Также я встретил Мухаммада Бижиева (известного как «Мухаммад Карачай») — энергичного кавказца, впоследствии возглавившего кампанию, которая сместила коммунистического кандидата на выборах в его республике (Карачаево-Черкесия).
Тёплый подвал зимой
Рядом с домом Мухаммада находился подвал котельной, где его родители подрабатывали по договору с районной администрацией. Мы собирались там для уроков и встреч — это был своего рода первый исламский центр.
Подвал пах сырым деревом, на стенах висели тяжёлые пальто (телогрейки), а сквозь щели пробивался ледяной ветер, напоминая, что Москва снаружи укрыта белым снежным покрывалом. У входа лежали лопаты и кирки, блестевшие под тусклым жёлтым светом. Тепло создавали смех и разговоры братьев, затягивавшиеся до вечера. Среди них были Хасан-абы, Раис, Равиль, Рауф и другие — в атмосфере, где зимний холод снаружи смешивался с теплом братства внутри.
Мне особо запомнился случай, когда мы с Хасан-абы ехали в переполненном автобусе по зимней Москве, стёкла были покрыты толстым слоем льда, а снаружи мерцали тусклые фонари. Вдруг он резко потянул меня к выходу на остановке, хотя до нашей цели было далеко.
«Тот человек… он следит за нами!» — прошептал он.
Я успокоил его, но он уверенно ответил: «Ты их не знаешь, а я вижу с первого взгляда». Этого было достаточно, чтобы я почувствовал тяжесть жизни в мире, где за тобой следят.
Первые слова по-татарски
Благодаря этим встречам я выучил несколько татарских фраз, которые повторял с акцентом, вызывая смех. Больше всех меня учил шейх Раис, позже уехавший в Бухару за знаниями и ставший имамом Московской соборной мечети. Он терпеливо поправлял моё произношение, а первым словом, которое я запомнил, было «Исанмысез» (татарское приветствие), ставшее мостом к их сердцам.
Однажды зимним вечером я вышел из подвала после тёплой встречи. Раскрыл дверь — и московский мороз ударил в лицо, будто будил от внутреннего тепла. Снег падал крупными хлопьями, тая на моём пальто, пока мы шли к электричке.
Станция, как и все окраины зимой, тонула в темноте, разбавленной лишь жёлтыми фонарями. Я стоял, пряча руки в рукава, чувствуя, как холод щиплет нос, а снег медленно покрывает платформу. Раздавшийся вдали гул поезда был словно зов, связующая нить с большим городом.
Заключение
С каждым из этих друзей связана отдельная история. Кто-то уже ушёл к милости Создателя, кто-то остался на избранном пути. Сегодня, вспоминая те дни, я понимаю, что прошло почти сорок лет с той первой встречи, задуманной как помощь в учёбе, но ставшей началом долгого пути веры, протянувшегося от Москвы до окраин СССР.

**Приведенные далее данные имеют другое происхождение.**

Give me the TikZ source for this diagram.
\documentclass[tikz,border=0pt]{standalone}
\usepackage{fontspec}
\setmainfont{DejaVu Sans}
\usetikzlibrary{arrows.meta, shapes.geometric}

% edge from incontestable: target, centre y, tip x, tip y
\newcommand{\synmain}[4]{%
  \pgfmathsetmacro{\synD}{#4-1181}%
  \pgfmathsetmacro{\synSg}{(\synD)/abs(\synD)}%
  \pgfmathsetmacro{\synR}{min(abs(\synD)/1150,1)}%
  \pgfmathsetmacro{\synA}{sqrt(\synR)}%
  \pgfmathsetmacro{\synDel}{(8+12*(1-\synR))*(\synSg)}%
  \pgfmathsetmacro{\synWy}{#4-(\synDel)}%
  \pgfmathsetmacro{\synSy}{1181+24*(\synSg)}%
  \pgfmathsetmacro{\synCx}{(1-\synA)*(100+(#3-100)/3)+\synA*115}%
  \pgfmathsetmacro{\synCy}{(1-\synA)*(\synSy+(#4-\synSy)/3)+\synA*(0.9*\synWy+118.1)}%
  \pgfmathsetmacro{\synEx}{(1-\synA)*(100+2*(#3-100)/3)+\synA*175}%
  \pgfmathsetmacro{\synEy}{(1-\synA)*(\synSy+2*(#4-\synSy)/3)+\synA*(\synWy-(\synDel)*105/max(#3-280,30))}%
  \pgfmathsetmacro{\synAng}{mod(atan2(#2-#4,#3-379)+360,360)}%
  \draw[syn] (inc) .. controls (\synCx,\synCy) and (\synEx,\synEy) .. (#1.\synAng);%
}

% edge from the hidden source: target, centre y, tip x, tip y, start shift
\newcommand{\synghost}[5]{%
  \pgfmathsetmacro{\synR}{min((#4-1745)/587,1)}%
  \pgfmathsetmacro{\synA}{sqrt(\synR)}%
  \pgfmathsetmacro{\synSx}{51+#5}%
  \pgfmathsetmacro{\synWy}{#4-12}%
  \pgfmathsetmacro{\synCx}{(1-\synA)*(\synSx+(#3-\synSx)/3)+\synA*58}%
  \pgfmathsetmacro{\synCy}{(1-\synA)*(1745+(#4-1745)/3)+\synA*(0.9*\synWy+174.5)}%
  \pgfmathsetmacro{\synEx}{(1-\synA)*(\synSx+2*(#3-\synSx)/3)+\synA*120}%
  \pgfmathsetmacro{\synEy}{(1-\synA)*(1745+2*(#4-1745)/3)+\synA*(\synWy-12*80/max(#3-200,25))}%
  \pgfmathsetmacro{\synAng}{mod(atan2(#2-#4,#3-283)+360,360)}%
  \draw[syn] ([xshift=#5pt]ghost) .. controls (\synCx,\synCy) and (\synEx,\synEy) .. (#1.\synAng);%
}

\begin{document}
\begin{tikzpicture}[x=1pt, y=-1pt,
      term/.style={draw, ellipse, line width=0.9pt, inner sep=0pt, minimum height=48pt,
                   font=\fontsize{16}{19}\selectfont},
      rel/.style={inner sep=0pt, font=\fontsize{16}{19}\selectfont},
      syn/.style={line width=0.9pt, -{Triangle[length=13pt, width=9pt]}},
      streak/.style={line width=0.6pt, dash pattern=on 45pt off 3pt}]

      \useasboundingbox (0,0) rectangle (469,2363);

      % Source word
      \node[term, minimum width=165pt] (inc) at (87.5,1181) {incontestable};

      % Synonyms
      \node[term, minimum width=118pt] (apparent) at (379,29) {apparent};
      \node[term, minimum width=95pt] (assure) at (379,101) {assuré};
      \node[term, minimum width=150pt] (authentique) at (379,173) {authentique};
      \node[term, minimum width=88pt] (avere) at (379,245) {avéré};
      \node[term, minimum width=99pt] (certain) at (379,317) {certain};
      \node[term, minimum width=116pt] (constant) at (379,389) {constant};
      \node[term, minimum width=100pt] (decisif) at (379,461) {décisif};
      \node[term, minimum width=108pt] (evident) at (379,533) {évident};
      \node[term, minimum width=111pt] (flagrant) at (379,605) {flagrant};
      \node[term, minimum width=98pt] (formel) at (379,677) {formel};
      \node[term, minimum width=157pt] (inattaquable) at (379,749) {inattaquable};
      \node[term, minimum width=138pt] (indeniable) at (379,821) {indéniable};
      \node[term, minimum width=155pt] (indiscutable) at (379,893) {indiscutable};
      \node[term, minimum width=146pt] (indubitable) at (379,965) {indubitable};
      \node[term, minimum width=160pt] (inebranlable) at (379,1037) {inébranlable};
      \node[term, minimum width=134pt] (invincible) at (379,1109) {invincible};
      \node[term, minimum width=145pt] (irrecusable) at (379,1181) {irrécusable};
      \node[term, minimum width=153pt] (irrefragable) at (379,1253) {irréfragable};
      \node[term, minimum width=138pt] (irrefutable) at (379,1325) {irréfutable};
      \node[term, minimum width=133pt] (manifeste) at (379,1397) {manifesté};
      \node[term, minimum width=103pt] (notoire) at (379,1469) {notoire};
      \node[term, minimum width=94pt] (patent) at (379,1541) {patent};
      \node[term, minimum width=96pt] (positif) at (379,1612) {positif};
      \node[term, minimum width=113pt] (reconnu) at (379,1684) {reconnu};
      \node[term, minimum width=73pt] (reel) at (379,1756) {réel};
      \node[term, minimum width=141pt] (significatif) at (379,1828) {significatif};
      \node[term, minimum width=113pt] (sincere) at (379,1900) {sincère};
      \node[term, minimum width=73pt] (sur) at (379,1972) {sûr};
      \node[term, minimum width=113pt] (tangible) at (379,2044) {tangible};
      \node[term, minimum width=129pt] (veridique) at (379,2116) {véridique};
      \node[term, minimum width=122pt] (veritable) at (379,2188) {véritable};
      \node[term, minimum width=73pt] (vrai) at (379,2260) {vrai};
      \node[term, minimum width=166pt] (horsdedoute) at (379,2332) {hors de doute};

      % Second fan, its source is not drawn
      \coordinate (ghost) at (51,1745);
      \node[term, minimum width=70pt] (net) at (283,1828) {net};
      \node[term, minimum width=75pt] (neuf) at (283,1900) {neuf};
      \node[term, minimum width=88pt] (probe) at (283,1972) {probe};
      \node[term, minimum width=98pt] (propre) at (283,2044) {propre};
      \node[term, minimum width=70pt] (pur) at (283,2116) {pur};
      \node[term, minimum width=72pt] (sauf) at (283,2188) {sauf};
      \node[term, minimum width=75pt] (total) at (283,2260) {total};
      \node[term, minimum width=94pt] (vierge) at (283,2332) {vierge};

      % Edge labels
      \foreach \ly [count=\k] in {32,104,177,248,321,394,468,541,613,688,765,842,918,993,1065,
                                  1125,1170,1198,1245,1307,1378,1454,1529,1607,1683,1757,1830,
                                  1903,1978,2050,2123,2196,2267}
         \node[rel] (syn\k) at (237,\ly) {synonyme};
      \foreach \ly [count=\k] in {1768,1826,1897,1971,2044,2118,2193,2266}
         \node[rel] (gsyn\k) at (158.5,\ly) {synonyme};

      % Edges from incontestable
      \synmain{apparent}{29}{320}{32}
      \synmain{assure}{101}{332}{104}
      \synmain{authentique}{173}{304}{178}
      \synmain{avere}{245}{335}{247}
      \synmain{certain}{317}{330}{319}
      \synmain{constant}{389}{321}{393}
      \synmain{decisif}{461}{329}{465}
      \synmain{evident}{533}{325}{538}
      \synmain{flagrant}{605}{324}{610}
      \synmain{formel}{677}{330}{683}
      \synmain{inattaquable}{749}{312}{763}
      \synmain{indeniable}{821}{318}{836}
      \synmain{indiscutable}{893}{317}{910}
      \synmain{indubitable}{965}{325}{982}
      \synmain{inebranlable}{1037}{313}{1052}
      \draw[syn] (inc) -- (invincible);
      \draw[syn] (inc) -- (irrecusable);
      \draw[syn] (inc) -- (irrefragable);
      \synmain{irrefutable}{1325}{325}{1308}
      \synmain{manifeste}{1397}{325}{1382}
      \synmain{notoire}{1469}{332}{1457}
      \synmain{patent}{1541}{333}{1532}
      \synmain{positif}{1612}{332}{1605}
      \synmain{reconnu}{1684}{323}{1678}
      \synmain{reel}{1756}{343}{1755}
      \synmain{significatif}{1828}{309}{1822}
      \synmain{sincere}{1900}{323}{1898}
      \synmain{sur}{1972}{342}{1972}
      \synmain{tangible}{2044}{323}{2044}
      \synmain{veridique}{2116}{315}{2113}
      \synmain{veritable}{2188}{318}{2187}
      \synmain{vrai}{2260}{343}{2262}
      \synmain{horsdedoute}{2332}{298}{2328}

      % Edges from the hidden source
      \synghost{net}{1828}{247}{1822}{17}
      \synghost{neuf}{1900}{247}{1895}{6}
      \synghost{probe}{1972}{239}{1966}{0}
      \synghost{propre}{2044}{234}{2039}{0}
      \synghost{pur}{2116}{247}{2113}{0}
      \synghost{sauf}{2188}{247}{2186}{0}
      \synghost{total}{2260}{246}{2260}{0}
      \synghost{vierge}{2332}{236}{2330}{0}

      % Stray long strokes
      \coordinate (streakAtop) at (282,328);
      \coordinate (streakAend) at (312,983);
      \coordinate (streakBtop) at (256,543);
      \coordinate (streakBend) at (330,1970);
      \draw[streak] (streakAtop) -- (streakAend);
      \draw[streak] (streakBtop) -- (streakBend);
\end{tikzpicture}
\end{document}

Позже, если на то будет воля Аллаха, я напишу отдельно о каждом из этих братьев, а также о других людях, с кем свёл меня Господь на этом пути, ведь каждый оставил неизгладимый след в памяти и заслуживает своего рассказа.
«Советский Дом Аркама» был больше, чем просто маленькая квартира на окраине Москвы. Это была школа жизни, гавань спокойствия и свет веры во времена молчания. Он научил меня, что искренняя дружба может начаться с одного шага и длиться всю жизнь, что принципы можно отстаивать даже в самых суровых условиях, что одно доброе дело может открыть двери для угнетённого, а скромные дома могут стать центрами света, хранящими веру и надежду.

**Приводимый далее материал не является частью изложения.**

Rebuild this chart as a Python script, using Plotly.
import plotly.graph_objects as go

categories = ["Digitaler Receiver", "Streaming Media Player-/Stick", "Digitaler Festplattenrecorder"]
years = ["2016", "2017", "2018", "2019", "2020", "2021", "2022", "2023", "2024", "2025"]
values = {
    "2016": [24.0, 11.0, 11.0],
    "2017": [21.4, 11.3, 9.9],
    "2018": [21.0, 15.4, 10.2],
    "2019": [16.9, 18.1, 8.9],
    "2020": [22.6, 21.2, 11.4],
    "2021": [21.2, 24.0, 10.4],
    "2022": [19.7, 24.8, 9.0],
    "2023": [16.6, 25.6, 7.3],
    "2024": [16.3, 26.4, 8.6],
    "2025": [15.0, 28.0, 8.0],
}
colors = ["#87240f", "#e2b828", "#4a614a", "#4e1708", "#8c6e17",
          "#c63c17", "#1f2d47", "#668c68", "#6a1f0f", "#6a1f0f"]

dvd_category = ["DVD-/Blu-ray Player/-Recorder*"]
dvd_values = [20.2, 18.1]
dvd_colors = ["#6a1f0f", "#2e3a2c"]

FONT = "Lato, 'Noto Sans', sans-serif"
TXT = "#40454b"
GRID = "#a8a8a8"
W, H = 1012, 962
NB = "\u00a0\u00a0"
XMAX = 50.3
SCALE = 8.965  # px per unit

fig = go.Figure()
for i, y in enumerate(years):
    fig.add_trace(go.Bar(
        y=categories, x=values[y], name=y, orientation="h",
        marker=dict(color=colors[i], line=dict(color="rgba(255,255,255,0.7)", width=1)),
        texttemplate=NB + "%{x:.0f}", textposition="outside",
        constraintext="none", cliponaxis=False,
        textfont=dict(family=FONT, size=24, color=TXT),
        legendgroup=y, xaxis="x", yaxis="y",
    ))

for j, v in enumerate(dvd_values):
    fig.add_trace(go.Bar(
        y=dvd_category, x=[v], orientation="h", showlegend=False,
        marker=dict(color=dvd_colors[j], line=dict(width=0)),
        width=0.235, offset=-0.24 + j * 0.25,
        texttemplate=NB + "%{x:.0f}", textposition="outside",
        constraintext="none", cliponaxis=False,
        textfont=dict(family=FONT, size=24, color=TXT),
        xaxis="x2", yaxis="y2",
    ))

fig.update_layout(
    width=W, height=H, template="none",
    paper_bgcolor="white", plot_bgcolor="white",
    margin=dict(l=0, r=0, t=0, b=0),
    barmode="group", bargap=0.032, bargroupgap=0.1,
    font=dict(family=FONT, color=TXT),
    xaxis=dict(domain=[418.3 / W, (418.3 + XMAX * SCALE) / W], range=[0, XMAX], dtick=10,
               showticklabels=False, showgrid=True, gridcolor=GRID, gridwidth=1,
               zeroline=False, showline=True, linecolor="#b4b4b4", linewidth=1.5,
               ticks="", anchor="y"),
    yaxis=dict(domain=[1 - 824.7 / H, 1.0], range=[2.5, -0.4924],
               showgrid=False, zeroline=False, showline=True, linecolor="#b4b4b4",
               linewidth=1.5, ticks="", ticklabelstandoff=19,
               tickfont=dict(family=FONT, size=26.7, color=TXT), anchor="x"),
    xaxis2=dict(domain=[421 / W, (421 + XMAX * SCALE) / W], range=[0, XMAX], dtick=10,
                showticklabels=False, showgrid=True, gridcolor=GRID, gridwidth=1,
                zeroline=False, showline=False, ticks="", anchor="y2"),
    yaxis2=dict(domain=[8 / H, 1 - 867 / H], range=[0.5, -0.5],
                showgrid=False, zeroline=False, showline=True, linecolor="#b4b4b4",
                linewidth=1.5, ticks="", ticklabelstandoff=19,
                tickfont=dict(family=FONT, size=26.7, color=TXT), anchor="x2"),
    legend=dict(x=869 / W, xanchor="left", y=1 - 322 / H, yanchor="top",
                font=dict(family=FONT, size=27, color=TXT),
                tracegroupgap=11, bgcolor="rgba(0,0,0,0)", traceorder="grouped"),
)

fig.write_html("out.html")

Эта история — не просто воспоминание о встречах в далёком прошлом. Это свидетельство эпохи, о которой мало кто расскажет, история людей, сохранивших веру под надзором властей и передавших её другим.

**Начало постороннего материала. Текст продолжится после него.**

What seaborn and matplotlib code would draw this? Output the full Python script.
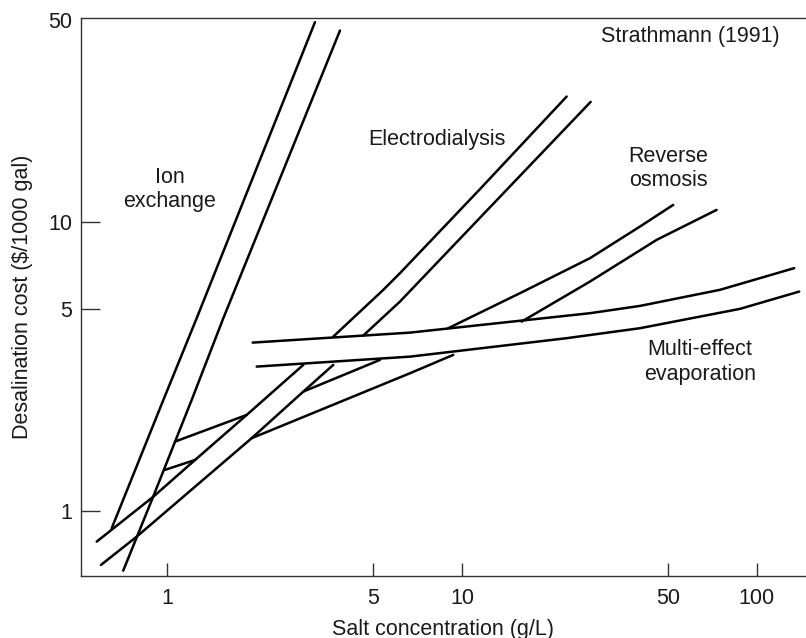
import numpy as np
import pandas as pd
import matplotlib
matplotlib.use("Agg")
import matplotlib.pyplot as plt
import seaborn as sns

# Values: salt concentration (g/L) vs cost ($/1000 gal).
# Each band edge is split where it passes under another band.
ix_left_x = [[0.647, 0.969, 1.257, 3.168]]
ix_left_y = [[0.873, 2.427, 4.652, 49.14]]
ix_right_x = [[0.708, 0.894, 1.209, 1.548, 3.852]]
ix_right_y = [[0.623, 1.121, 2.427, 4.652, 45.97]]

ed_upper_x = [[0.5755, 0.896, 1.241, 1.858, 2.892], [3.656, 5.403, 6.155, 11.5, 22.64]]
ed_upper_y = [[0.785, 1.123, 1.504, 2.153, 3.207], [4.018, 5.829, 6.657, 13.0, 27.17]]
ed_lower_x = [[0.595, 0.787, 1.932, 2.885, 3.656], [4.62, 6.155, 13.45, 27.32]]
ed_lower_y = [[0.652, 0.817, 1.789, 2.587, 3.207], [4.05, 5.31, 12.23, 26.05]]

ro_upper_x = [[1.061, 1.858], [2.892, 5.265], [8.98, 16.13, 27.16, 40.15, 52.09]]
ro_upper_y = [[1.741, 2.153], [2.593, 3.337], [4.295, 5.75, 7.5, 9.65, 11.47]]
ro_lower_x = [[0.981, 1.241], [1.932, 6.657, 9.336], [15.93, 27.16, 45.75, 73.1]]
ro_lower_y = [[1.39, 1.504], [1.789, 3.001, 3.473], [4.527, 6.226, 8.68, 11.02]]

mee_upper_x = [[1.947, 6.657, 27.16, 40.15, 75.0, 134.1]]
mee_upper_y = [[3.83, 4.147, 4.84, 5.13, 5.83, 6.93]]
mee_lower_x = [[2.009, 6.657, 22.64, 40.15, 87.7, 139.4]]
mee_lower_y = [[3.164, 3.425, 3.967, 4.295, 5.01, 5.75]]

x_ticks = [1, 5, 10, 50, 100]
y_ticks = [1, 5, 10, 50]

curves = {
    "ix_left": (ix_left_x, ix_left_y),
    "ix_right": (ix_right_x, ix_right_y),
    "ed_upper": (ed_upper_x, ed_upper_y),
    "ed_lower": (ed_lower_x, ed_lower_y),
    "ro_upper": (ro_upper_x, ro_upper_y),
    "ro_lower": (ro_lower_x, ro_lower_y),
    "mee_upper": (mee_upper_x, mee_upper_y),
    "mee_lower": (mee_lower_x, mee_lower_y),
}

rows = []
for name, (xs, ys) in curves.items():
    for i, (sx, sy) in enumerate(zip(xs, ys)):
        for x, y in zip(sx, sy):
            rows.append({"seg": f"{name}_{i}", "x": x, "y": y})
df = pd.DataFrame(rows)

sns.set_style("ticks")
plt.rcParams["font.family"] = ["Liberation Sans", "DejaVu Sans"]
txt = "#1a1a1a"
fs = 15.5

fig = plt.figure(figsize=(8.06, 6.38), dpi=100)
ax = fig.add_axes([81 / 806, 62 / 638, 725 / 806, 558 / 638])
ax.set_xscale("log")
ax.set_yscale("log")

sns.lineplot(data=df, x="x", y="y", units="seg", estimator=None, sort=False,
             color="black", lw=1.8, ax=ax, legend=False)

ax.set_xlim(0.509, 147)
ax.set_ylim(0.597, 50.8)

ax.set_xticks(x_ticks)
ax.set_xticklabels([str(t) for t in x_ticks])
ax.set_yticks(y_ticks)
ax.set_yticklabels([str(t) for t in y_ticks])
ax.minorticks_off()
ax.tick_params(axis="x", direction="in", length=9.5, width=1.0, color="#333333",
               pad=8.5, labelsize=fs, labelcolor=txt)
ax.tick_params(axis="y", direction="in", length=13.5, width=1.0, color="#333333",
               pad=6.5, labelsize=fs, labelcolor=txt)
# the 50 tick sits on the top frame line, no separate mark
ax.yaxis.get_major_ticks()[-1].tick1line.set_visible(False)

for side in ["left", "bottom", "top"]:
    ax.spines[side].set_color("#333333")
    ax.spines[side].set_linewidth(1.0)
ax.spines["right"].set_visible(False)

ax.set_xlabel("Salt concentration (g/L)", fontsize=fs, color=txt, labelpad=7)
ax.set_ylabel(r"Desalination cost (\$/1000 gal)", fontsize=fs, color=txt, labelpad=11)

labels = [
    ("Ion\nexchange", 0.1228, 0.692),
    ("Electrodialysis", 0.491, 0.782),
    ("Reverse\nosmosis", 0.8097, 0.730),
    ("Multi-effect\nevaporation", 0.8538, 0.3835),
    ("Strathmann (1991)", 0.84, 0.967),
]
for s, fx, fy in labels:
    ax.text(fx, fy, s, transform=ax.transAxes, ha="center", va="center",
            multialignment="center", fontsize=fs, color=txt, linespacing=1.2)

fig.savefig("out.png", dpi=100)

Свет рождается даже в самой тьме, а братство веры строит мосты между сердцами, преодолевая границы, политику и страх. Те дни научили меня, что верующие сердца превращают скромные дома в маяки, а электрички могут везти нас к самым важным встречам в жизни.
Записывая эти строки, я хочу сохранить для истории рассказ о братьях, которых объединила не выгода или родство, а любовь к Аллаху и Его Посланнику, и стремление служить религии в земле, где имя Его произносили шёпотом. Дружба ради Аллаха — это завет, который не стирают годы.
Пусть этот рассказ напомнит, что призыв к истине не знает границ, что добро можно сеять даже в тесноте, а семена, посаженные втайне, могут дать плоды, которые невозможно представить.
Прошу вас помянуть нас в своих молитвах — может быть, они станут нашей поддержкой в Судный день и данью памяти путешествию, которое началось и завершилось, но чьё братство останется в сердце навсегда.
________________________________________________
*Дар аль-Аркам (араб. دار الأرقم — «Дом Аркама») — историческое место в Мекке, имеющее особое значение в истории ислама. Это дом сподвижника Пророка Мухаммада ﷺ Аркама ибн Абу аль-Аркама, который в ранний период исламского призыва стал тайным центром собрания первых мусульман и распространения религии Единобожия.